Two chicken enchiladas ($12) could be three for the price but are appreciatively not drowned to a mush in sauce and cheese, like so many tend to be. Wonderful green chile — made up of just the chilies chopped with garlic and onion — on the side and crema Mexicana provide all that's needed.
Infused and suffused
At dinner we did sample the sugar, and both a flan and tres leches (cuatro leches actually, considering a lively orange-rum-infused whipped cream) were artfully presented and exemplary, if again a little steep at $6 each. Not-too-sweet agua frescas ($3) were bright with fresh lime, orange and pineapple essences. (Flavors change daily.)
And the fresh juiced, well-balanced house margarita ($7) spotlights organic Dulce Vida blanco tequila, stored inside an oak barrel at the bar that will likely see too much usage to ever age the product into a reposado or añejo — two options otherwise available solo or in tasting flights.
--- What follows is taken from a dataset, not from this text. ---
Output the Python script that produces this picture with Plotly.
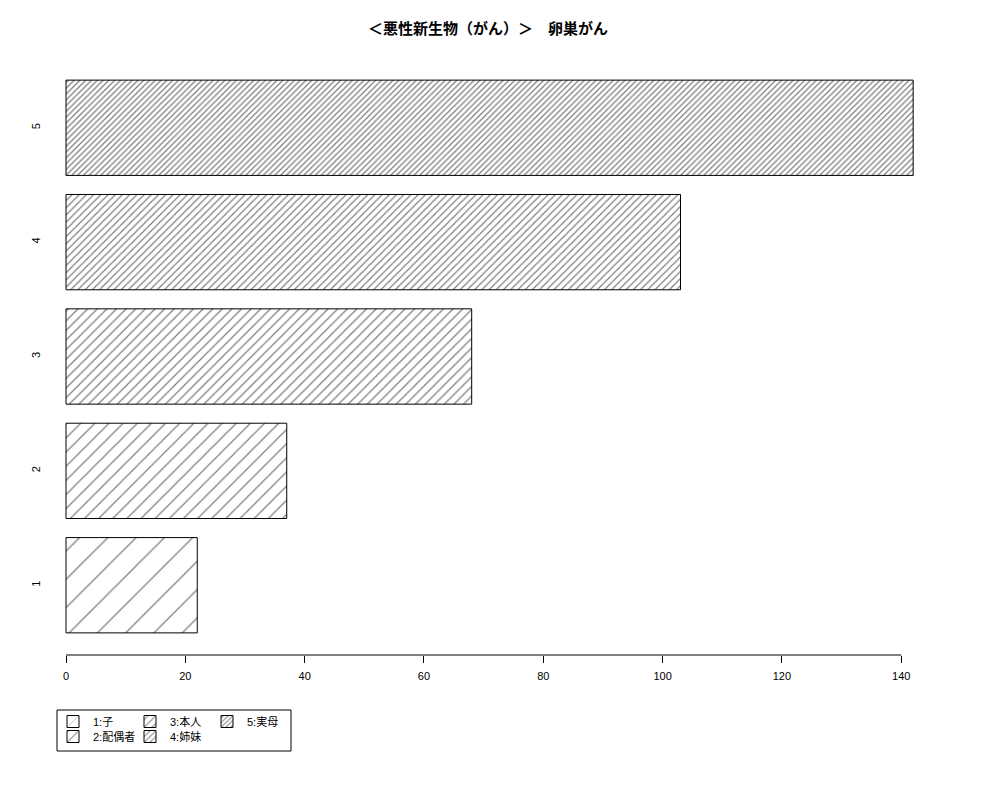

That dapper new tequila bar greets you in a room to the right adorned with vintage Mexican movie posters, while spillover seating fills the small waiting area to the left. In two central dining rooms, decorated modestly for a fine-dining feel, co-owner Mike Elliott provides attentive, informed service along with La Riva.
Look back at our Jan. 9 Side Dish column for further explanation of La Rosa's convoluted, collaborative ownership structure and those owners' desire for the restaurant to help reinvigorate Palmer Lake as a destination-dining locale. To achieve that goal, La Rosa of course must be better-than, something truly transcendent and worth driving for, something like the essence of that carne adovada — its soul embodying Whitman's universal perfection: "Electric, antiseptic yet, cleaving, suffusing all."